For what is it worth,   mine MaxTapValue is 63,  while hysteresis values are 11

----------

## Leonardo.b

MaxTapMove controls when a movement is considered a touch or a movement.

That's not useful, because the driver doesn't stop the cursor when it detects it's only a touch.

So, you can forget about it.

Hysteresis options sound more promising.

When I change them to an high value, like 1000, the touchpad becomes almost unusable. Try to push it to an insane value. Does it work at all?

These values must be relative. I saw a guy with an hysteresis value of 60 by default.

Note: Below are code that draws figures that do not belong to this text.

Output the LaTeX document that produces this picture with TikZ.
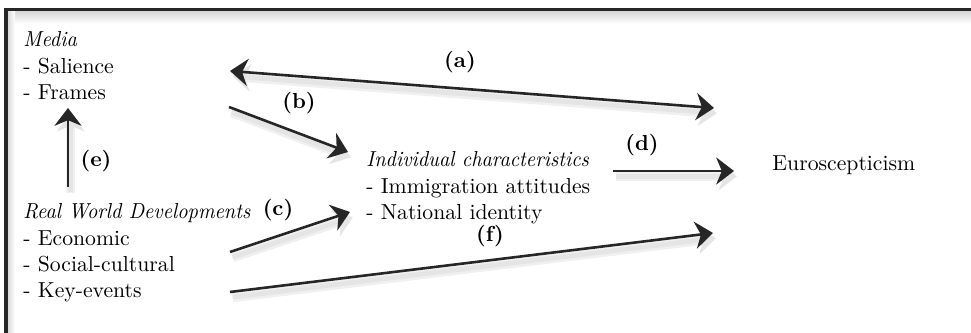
\documentclass[tikz,border=0pt]{standalone}
\usepackage{graphicx}
\usetikzlibrary{arrows.meta}
\newcommand{\itnarrow}[1]{\scalebox{0.935}[1]{\textit{#1}}}
\begin{document}
\begin{tikzpicture}[x=0.4608pt,y=-0.4608pt,
  lbl/.style={font=\bfseries, inner sep=0pt},
  blk/.style={anchor=base west, inner sep=0pt},
  conn/.style={line width=1.2pt, draw=black!85,
     preaction={draw=black!6, line width=4.2pt, transform canvas={shift={(1.3pt,-2.6pt)}}},
     preaction={draw=black!10, line width=2.2pt, transform canvas={shift={(1.2pt,-2.4pt)}}}},
  tip/.style={-{Stealth[length=8.2pt,width=12.5pt,inset=2.6pt]}},
  dtip/.style={{Stealth[length=8.2pt,width=12.5pt,inset=2.6pt]}-{Stealth[length=8.2pt,width=12.5pt,inset=2.6pt]}},
]
\useasboundingbox (0,0) rectangle (971,333);
% frame with soft inner shadow
\shade[top color=black!16, bottom color=white] (7,11) rectangle (971,24);
\shade[left color=black!16, right color=white] (7,11) rectangle (15,333);
\draw[line width=1.4pt, black!85] (971,9.5) -- (6,9.5) -- (6,333);

% text blocks
\node[blk] (media) at (23,47) {\begin{tabular}[t]{@{}l@{}}\itnarrow{Media}\\- Salience\\- Frames\end{tabular}};
\node[blk] (rwd) at (23,219) {\begin{tabular}[t]{@{}l@{}}\itnarrow{Real World Developments}\\- Economic\\- Social-cultural\\- Key-events\end{tabular}};
\node[blk] (ind) at (366,167) {\begin{tabular}[t]{@{}l@{}}\itnarrow{Individual characteristics}\\- Immigration attitudes\\- National identity\end{tabular}};
\node[blk] (euro) at (772,170.5) {Euroscepticism};

% connector end points
\coordinate (mediaR) at (230,71);
\coordinate (euroA) at (714,108);
\coordinate (mediaB) at (229,107);
\coordinate (indB) at (348,152);
\coordinate (rwdC) at (230,252);
\coordinate (indC) at (350,212);
\coordinate (indD) at (613,171);
\coordinate (euroD) at (734,171);
\coordinate (rwdE) at (68,187);
\coordinate (mediaE) at (68,108);
\coordinate (rwdF) at (230,292);
\coordinate (euroF) at (713,233);

% connectors
\draw[conn,dtip] (mediaR) -- (euroA);
\draw[conn,tip] (mediaB) -- (indB);
\draw[conn,tip] (rwdC) -- (indC);
\draw[conn,tip] (indD) -- (euroD);
\draw[conn,tip] (rwdE) -- (mediaE);
\draw[conn,tip] (rwdF) -- (euroF);

% labels
\node[lbl] (la) at (460,62) {(a)};
\node[lbl] (lb) at (299,103) {(b)};
\node[lbl] (lc) at (278,210) {(c)};
\node[lbl] (ld) at (642,145) {(d)};
\node[lbl] (le) at (96,161) {(e)};
\node[lbl] (lf) at (490,236) {(f)};
\end{tikzpicture}
\end{document}
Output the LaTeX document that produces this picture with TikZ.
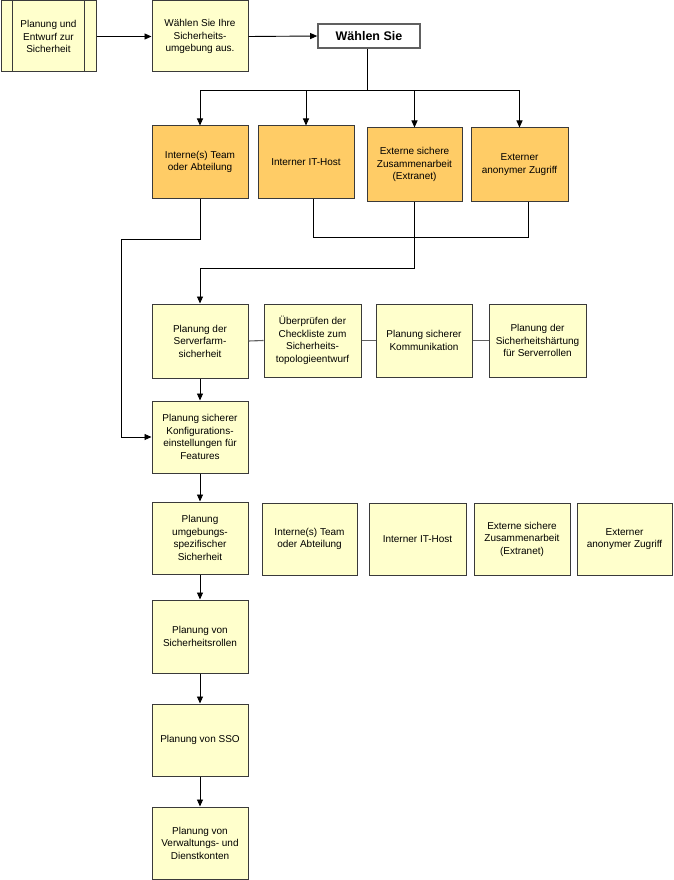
\documentclass[tikz,border=0pt]{standalone}
\usepackage{fontspec}
\setmainfont{Liberation Sans}
\usetikzlibrary{arrows.meta,calc}
\definecolor{boxyellow}{HTML}{FFFFCC}
\definecolor{boxorange}{HTML}{FFCC66}
\definecolor{boxborder}{HTML}{3A3A3A}
\definecolor{linegray}{HTML}{606060}
\begin{document}
\begin{tikzpicture}[x=1pt,y=-1pt,
  box/.style={draw=boxborder,line width=1pt,fill=boxyellow,align=center,inner sep=1pt,
    font=\fontsize{10}{12.5}\selectfont},
  obox/.style={box,fill=boxorange},
  conn/.style={draw=black,line width=0.9pt},
  gconn/.style={draw=linegray,line width=1.1pt},
  arr/.style={conn,-{Triangle[length=7pt,width=6pt]}}]
\useasboundingbox (0,0) rectangle (673,880);
% top row
\node[box,minimum width=95pt,minimum height=71pt] (b1) at (48.5,36.5) {Planung und\\Entwurf zur\\Sicherheit};
\draw[draw=boxborder,line width=1pt] ($(b1.north west)+(12,0)$) -- ($(b1.south west)+(12,0)$);
\draw[draw=boxborder,line width=1pt] ($(b1.north east)+(-12,0)$) -- ($(b1.south east)+(-12,0)$);
\node[box,minimum width=96pt,minimum height=71pt] (b2) at (200,36.5) {Wählen Sie Ihre\\Sicherheits-\\umgebung aus.};
\node[draw=linegray,line width=1.6pt,fill=white,minimum width=102pt,minimum height=24pt,
  font=\fontsize{12.5}{14}\selectfont\bfseries] (ws) at (369,36) {Wählen Sie};
% orange row
\node[obox,minimum width=96pt,minimum height=72pt] (oA) at (200,162) {Interne(s) Team\\oder Abteilung};
\node[obox,minimum width=96pt,minimum height=72pt] (oB) at (306,162) {Interner IT-Host};
\node[obox,minimum width=95pt,minimum height=73pt] (oC) at (414.5,164.5) {Externe sichere\\Zusammenarbeit\\(Extranet)};
\node[obox,minimum width=97pt,minimum height=73pt] (oD) at (519.5,164.5) {Externer\\anonymer Zugriff};
% middle row
\node[box,minimum width=96pt,minimum height=74pt] (m1) at (200,341) {Planung der\\Serverfarm-\\sicherheit};
\node[box,minimum width=97pt,minimum height=73pt] (m2) at (312.5,340.5) {Überprüfen der\\Checkliste zum\\Sicherheits-\\topologieentwurf};
\node[box,minimum width=96pt,minimum height=73pt] (m3) at (424,340.5) {Planung sicherer\\Kommunikation};
\node[box,minimum width=97pt,minimum height=73pt] (m4) at (537.5,340.5) {Planung der\\Sicherheitshärtung\\für Serverrollen};
\node[box,minimum width=96pt,minimum height=72pt] (kf) at (200,437) {Planung sicherer\\Konfigurations-\\einstellungen für\\Features};
% environment row
\node[box,minimum width=96pt,minimum height=72pt] (um) at (200,538) {Planung\\umgebungs-\\spezifischer\\Sicherheit};
\node[box,minimum width=95pt,minimum height=72pt] (r2) at (309.5,539) {Interne(s) Team\\oder Abteilung};
\node[box,minimum width=97pt,minimum height=72pt] (r3) at (417.5,539) {Interner IT-Host};
\node[box,minimum width=96pt,minimum height=72pt] (r4) at (522,539) {Externe sichere\\Zusammenarbeit\\(Extranet)};
\node[box,minimum width=95pt,minimum height=72pt] (r5) at (624.5,539) {Externer\\anonymer Zugriff};
% bottom column
\node[box,minimum width=96pt,minimum height=73pt] (ro) at (200,636.5) {Planung von\\Sicherheitsrollen};
\node[box,minimum width=96pt,minimum height=72pt] (ss) at (200,740) {Planung von SSO};
\node[box,minimum width=96pt,minimum height=72pt] (vw) at (200,843) {Planung von\\Verwaltungs- und\\Dienstkonten};
% connectors top
\draw[arr] (b1.east) -- (b2.west);
\draw[arr] (b2.east) -- (ws.west);
\coordinate (hub) at (367,90);
\draw[conn] (ws.south -| hub) -- (hub);
\draw[arr] (hub) -| (oA.north);
\draw[arr] (hub) -| (oB.north);
\draw[arr] (hub) -| (oC.north);
\draw[arr] (hub) -| (oD.north);
% from orange row
\coordinate (aL) at (121,239);
\draw[arr] (oA.south) |- (aL) |- (kf.west);
\coordinate (bdL) at (313,237);
\coordinate (bdR) at (528,237);
\draw[conn] (bdL |- oB.south) -- (bdL) -- (bdR) -- (bdR |- oD.south);
\coordinate (cK) at (200,268);
\draw[arr] (oC.south) |- (cK) -- (m1.north);
% middle row
\draw[gconn] (m1.east) -- (m2.west);
\draw[gconn] (m2.east) -- (m3.west);
\draw[gconn] (m3.east) -- (m4.west);
% column
\draw[arr] (m1.south) -- (kf.north);
\draw[arr] (kf.south) -- (um.north);
\draw[arr] (um.south) -- (ro.north);
\draw[arr] (ro.south) -- (ss.north);
\draw[arr] (ss.south) -- (vw.north);
\end{tikzpicture}
\end{document}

Otherwise, bho. Good luck.

----------

## VinzC

I tried Hysteresis values up to 60 and it gets a bit... weird. With 24 I seem to be fine so far... Case closed ?  :Wink: 

----------

## Leonardo.b

I guess yes. 

But hey - your is not a question.

Leonardo

----------

## eccerr0r

Dang I forgot about this thread...so there's no libinput settings that apply to synaptics?

also is synclient part of x11-drivers/xf86-input-synaptics or which package does it belong?

----------

## Leonardo.b

See this: http://who-t.blogspot.com/2016/04/why-libinput-doesnt-have-lot-of-config.html

The relevant bit is:

 *Quote:*   

> In libinput, we're having none of that. When hardware doesn't work we expect a user to file a bug, we get it fixed upstream for the specific model and thus automatically fix it for all users of that device. We're leaning heavily on udev's hwdb which we have extended to correct devices when the firmware announces wrong information.

 

Yes, synclient comes with xf86-input-synaptics.

On the other side, see:

http://who-t.blogspot.com/2018/07/why-its-not-good-idea-to-handle-evdev.html

Short summary is that values of synclient are relative to each device.

Also, synaptics is somehow buggy by design, according to the author of the article.

Other random stuff I bookmarked together:

http://who-t.blogspot.com/2020/05/wayland-doesnt-support-blah.html

https://magcius.github.io/xplain/article/

But I don't remember exactly what are they about.

"Every day I learn something new; but I forget two".

----------